Students are highly stressed about juggling all their tasks. However, many students don't use traditional organizational tools because they feel those tools constrain them.
A digital organization tool that lets students simplify their workflow and avoid stress and procrastination without constraining how they like to work.
This started in a User Research class. We had to pick a problem space to investigate. I knew intuitively that some students structure their lives more rigidly than others. Some students live by their calendars, and others run away if you mention the word. I set out to learn the strategies that "disorganized" students use to manage their lives.
I sat with participants who self-identified as “disorganized” while they studied. If they did something interesting, I asked them about it. I found that students all had specific "fidgeting" behaviors that increased as they studied, and often reflected their emotional state. They completed one thing at a time, but used lots of Google Chrome tabs to do that one thing. But that didn't tell me much about how they organize their tasks on a daily and weekly basis.
I interviewed three students about how they handle tasks in their lives, how they juggle responsibilities, organize their schedules, and the role of stress in their education. Disorganized students often motivate themselves with guilt. They feel constrained by digital planners and calendars for academic work because those tools prescribe a fixed schedule.
I sent out a survey to undergraduates at UW to validate what I learned. I asked them about the organization tools they used, how they liked to complete tasks, and their stress levels.
I wrote everything I observed from all 3 methods notecards, and grouped them in a bunch of different ways, looking for patterns.

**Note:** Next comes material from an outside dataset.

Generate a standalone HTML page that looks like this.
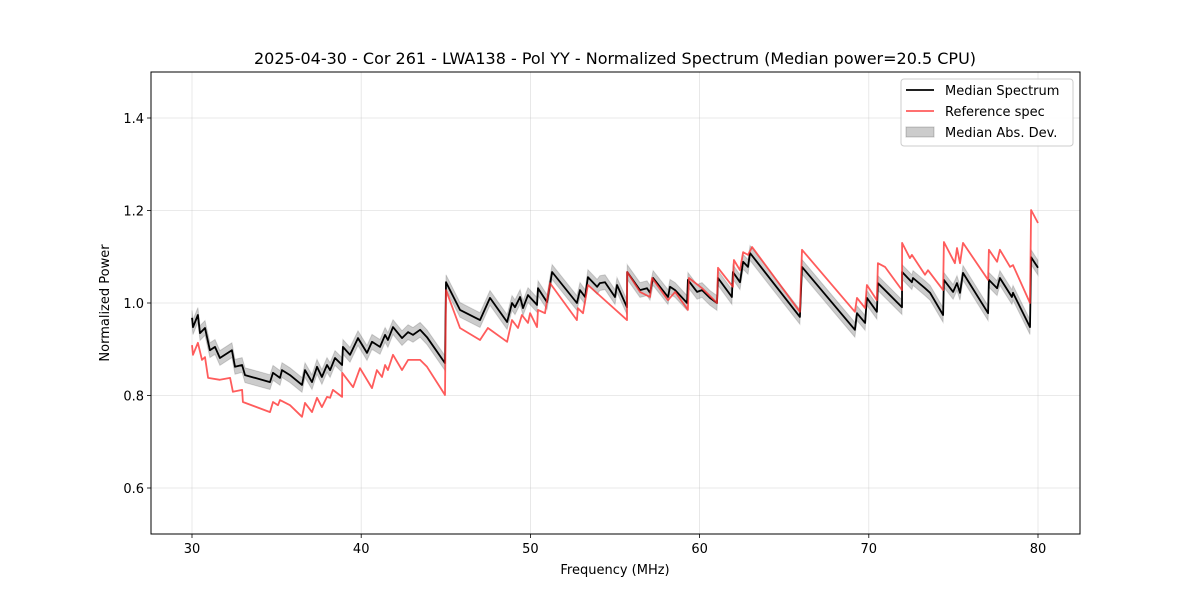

I wrote all my observations down on index cards.
I grouped similar findings together, then I gave names to these groups. E.g. "Planning Tools", "Motivation", "Stress and Emotions", "Excuses and Distractions".
Then I did it again with different groupings.
It turns out, even disorganized students like doing one thing at a time.
More organization tools = more stress (also, everyone's stressed!)
Students prefer a simple, linear workflow. They like the satisfaction of completing their current assignment before moving on to other tasks.
Students often use stress and guilt to motivate themselves academically
Even disorganized students feel more productive when they can fall into a routine
Students felt easily constrained by traditional planners such as calendars or reminders, favoring flexible, multi-purpose planning tools and their own memory to keep track of their academics
Students take sporadic breaks when they feel like it (they don't plan out study breaks)
I thought about ways that a digital tool could help students juggle their busy lives, but reduce stress. I played with ways they could motivate themselves without using unhealthy amounts of guilt. I also wanted to give them flexibility of how they want to organize themselves. Essentially, the tool should be structured enough to keep disorganized students focused, without punishing them for not adhering to traditional tools.
Idea - Reminders from your future self to keep you accountable
Idea - A timeline view of today's schedule
Idea - Label "big" and "small" assignments?
Idea - Give people sections that display what they have to do in different ways (flexibility)
Idea - Conceptually separate and emphasize high priority tasks, so they could focus in on those
I made low-fi wireframes that incorporated ideas from brainstorming. Then I asked students who had been involved in my prior research to pretend they were using this interface to organize their coursework. From their feedback, I made simple high-fidelity mockups.
Students like to focus on one task at a time and get stressed juggling multiple task.
Students like being able to organize themselves in multiple ways
Students said: "There are too many options, I don't know what I'm supposed to do." So, I separated the Today section from other tasks to present a simpler interface.
Students prefer a linear workflow (finish one task, then start the next). An organization tool should make completing the task at hand the primary focus, bringing students closer to how they'd like to work
Students have trouble juggling all their tasks and easily get stressed about work
This research was so much fun. Every student has distinct study habits, and each student approaches organizing themselves in unique ways that are linked to their personalities. In interviewing, I had great long talks about the the pressure of being a University student, and students' experiences learning how to manage their hectic lives and find meaning along the way. Even if not all of this made it into my tool concept, it helped frame my thinking.
If I could do this again, I would incorporate card-sorting or a similar research activity before I made my first wireframes.